Average realised wholesale prices for baseload power ranged between €95 and €115 per MWh, with peak products frequently clearing €140–160 per MWh during congestion and hydrological stress. Pre-2021 baseload averages of €45–55 per MWh now appear structurally obsolete, underpinning sustained topline strength even in a “normalised” year.
Integrated utilities and state-linked entities such as Elektroprivreda Srbije generated wholesale and trading revenues estimated at €2.0–2.3 billion. However, EPS’s trading EBITDA margins were constrained to 8–12 percent due to regulated domestic supply, coal cost exposure, and social pricing obligations. Coal-fired generation costs rose as lignite extraction and environmental compliance expenses increased, eroding potential upside from higher market prices.
Foreign-owned electricity traders and renewable-backed portfolios materially outperformed on a margin basis. Entities such as MVM Srbija and subsidiaries of Austrian, Italian and Slovenian utilities reported Serbian trading revenues in the €150–600 million range per platform, with EBITDA margins typically between 15 and 18 percent. Net trading spreads averaged €6–10 per MWh in stable conditions and expanded to €12–18 per MWh during volatility episodes, particularly when cross-border capacity constraints appeared.

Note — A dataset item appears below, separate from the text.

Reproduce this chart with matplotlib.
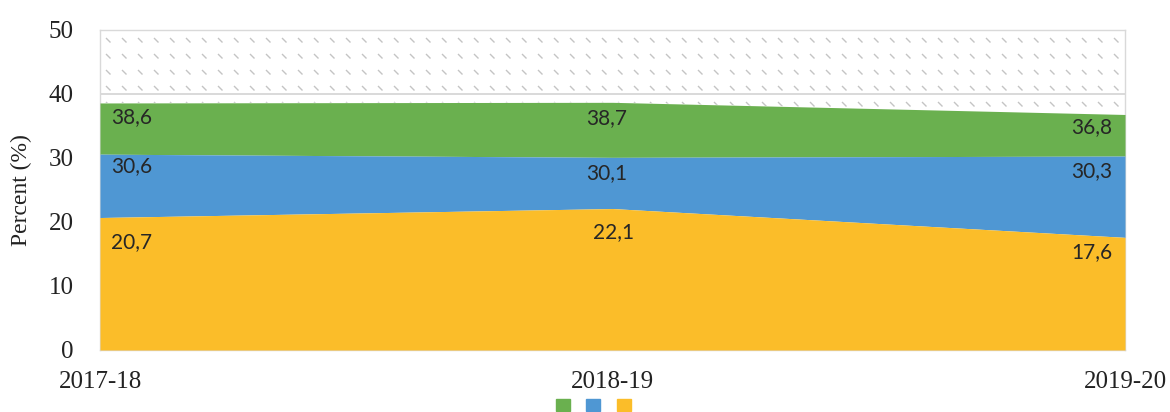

Renewable energy producers delivered the cleanest financial profile. Wind and solar assets operated at marginal costs well below €20 per MWh, while contracted or hedged sales prices remained above €90 per MWh for much of the year. Capacity factors for wind assets averaged 30–35 percent, and for utility-scale solar 18–22 percent, generating predictable cash flows. As projects commissioned between 2021 and 2023 moved fully into operational maturity, annual EBITDA yields of 18–22 percent on invested capital became common, with declining capex requirements and rising dividend capacity.

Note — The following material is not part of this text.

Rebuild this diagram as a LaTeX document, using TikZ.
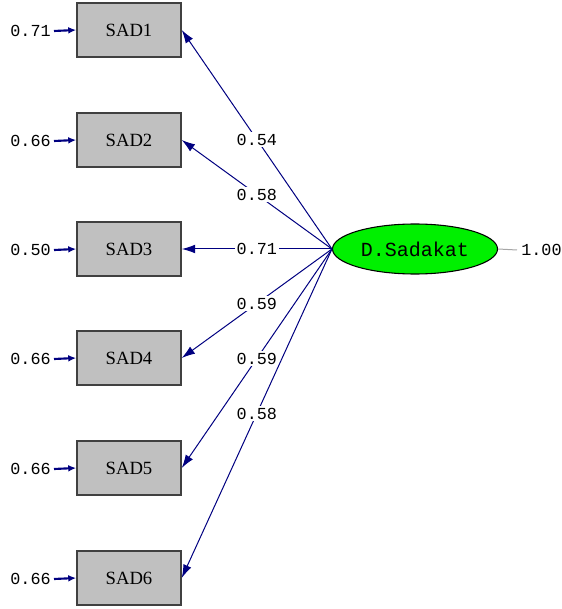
\documentclass[tikz,border=0pt]{standalone}
\usepackage{fontspec}
\setmainfont{Liberation Serif}
\setmonofont{Liberation Mono}
\usetikzlibrary{shapes.geometric,arrows.meta}
\definecolor{lineblue}{RGB}{0,0,128}
\definecolor{boxgray}{RGB}{192,192,192}
\definecolor{latgreen}{RGB}{0,240,0}

\begin{document}
\begin{tikzpicture}[x=0.75pt,y=-0.75pt,
  indicator/.style={draw=black!75,fill=boxgray,line width=1.1pt,
    minimum width=78pt,minimum height=40.5pt,inner sep=0pt,
    font=\fontsize{14}{14}\selectfont},
  latent/.style={ellipse,draw=black,fill=latgreen,line width=0.8pt,
    minimum width=123.75pt,minimum height=37.5pt,inner sep=0pt,
    font=\ttfamily\fontsize{15}{15}\selectfont},
  errlabel/.style={anchor=east,inner sep=0pt,font=\ttfamily\fontsize{12.6}{13}\selectfont},
  coef/.style={fill=white,inner sep=1.5pt,font=\ttfamily\fontsize{12.6}{13}\selectfont},
  loading/.style={draw=lineblue,line width=0.75pt,-{Latex[length=10pt,width=6.5pt]}},
  errpath/.style={draw=lineblue,line width=1.6pt,-{Latex[length=6pt,width=5pt]}}]
  \useasboundingbox (0,0) rectangle (561,609);

  % observed variables
  \node[indicator] (sad1) at (129,30) {SAD1};
  \node[indicator] (sad2) at (129,140) {SAD2};
  \node[indicator] (sad3) at (129,249) {SAD3};
  \node[indicator] (sad4) at (129,358) {SAD4};
  \node[indicator] (sad5) at (129,468) {SAD5};
  \node[indicator] (sad6) at (129,578) {SAD6};

  % latent variable
  \node[latent] (dsad) at (415,249) {D.Sadakat};
  \node[anchor=west,inner sep=0pt,font=\ttfamily\fontsize{12.6}{13}\selectfont] (var) at (521,250) {1.00};
  \draw[gray!70,line width=0.75pt] (dsad.east) -- ([xshift=-3pt]var.west);

  % error variances
  \node[errlabel] (e1) at (51,31) {0.71};
  \node[errlabel] (e2) at (51,141) {0.66};
  \node[errlabel] (e3) at (51,250) {0.50};
  \node[errlabel] (e4) at (51,359) {0.66};
  \node[errlabel] (e5) at (51,469) {0.66};
  \node[errlabel] (e6) at (51,579) {0.66};
  \draw[errpath] (e1.east) ++(3,0) -- (sad1.west);
  \draw[errpath] (e2.east) ++(3,0) -- (sad2.west);
  \draw[errpath] (e3.east) ++(3,0) -- (sad3.west);
  \draw[errpath] (e4.east) ++(3,0) -- (sad4.west);
  \draw[errpath] (e5.east) ++(3,0) -- (sad5.west);
  \draw[errpath] (e6.east) ++(3,0) -- (sad6.west);

  % loadings
  \draw[loading] (dsad.west) -- node[coef] {0.54} (sad1.east);
  \draw[loading] (dsad.west) -- node[coef] {0.58} (sad2.east);
  \draw[loading] (dsad.west) -- node[coef] {0.71} (sad3.east);
  \draw[loading] (dsad.west) -- node[coef] {0.59} (sad4.east);
  \draw[loading] (dsad.west) -- node[coef] {0.59} (sad5.east);
  \draw[loading] (dsad.west) -- node[coef] {0.58} (sad6.east);
\end{tikzpicture}
\end{document}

Balance-sheet intensity differed sharply across sub-sectors. Electricity traders with parent-group backing operated with effective funding costs of 4–6 percent, while independent traders faced 8–10 percent, materially affecting net profitability after collateral and hedging costs. Margining and collateral requirements on regional exchanges increased by 25–40 percent year-on-year, making liquidity management a decisive competitive factor.
Capital allocation patterns reinforced the divergence. In 2025, estimated sector capex in oil and refining was limited largely to maintenance and compliance, roughly €100–150 million, while electricity-related investments — renewables, grid-adjacent services, trading systems and analytics — exceeded €400–500 million. Trading companies alone invested €60–90 million in IT systems, forecasting tools, and collateral optimisation platforms, underscoring the financialisation of the power market.
From a macro standpoint, electricity increasingly replaced oil as the sector’s stabilising cash engine. While hydrocarbons remained larger in absolute fiscal contribution, electricity provided more predictable margins, lower geopolitical exposure, and better scalability under EU-aligned market rules. Serbia’s role evolved toward that of a regional electricity execution and balancing hub, rather than a purely domestic supply market.
By the end of 2025, the financial data left little ambiguity. Oil remained large but constrained, profitable but brittle. Electricity trading and renewables were smaller in legacy terms, but cleaner, faster-growing, and structurally better aligned with regional integration. Capital, margins and strategic attention followed the numbers.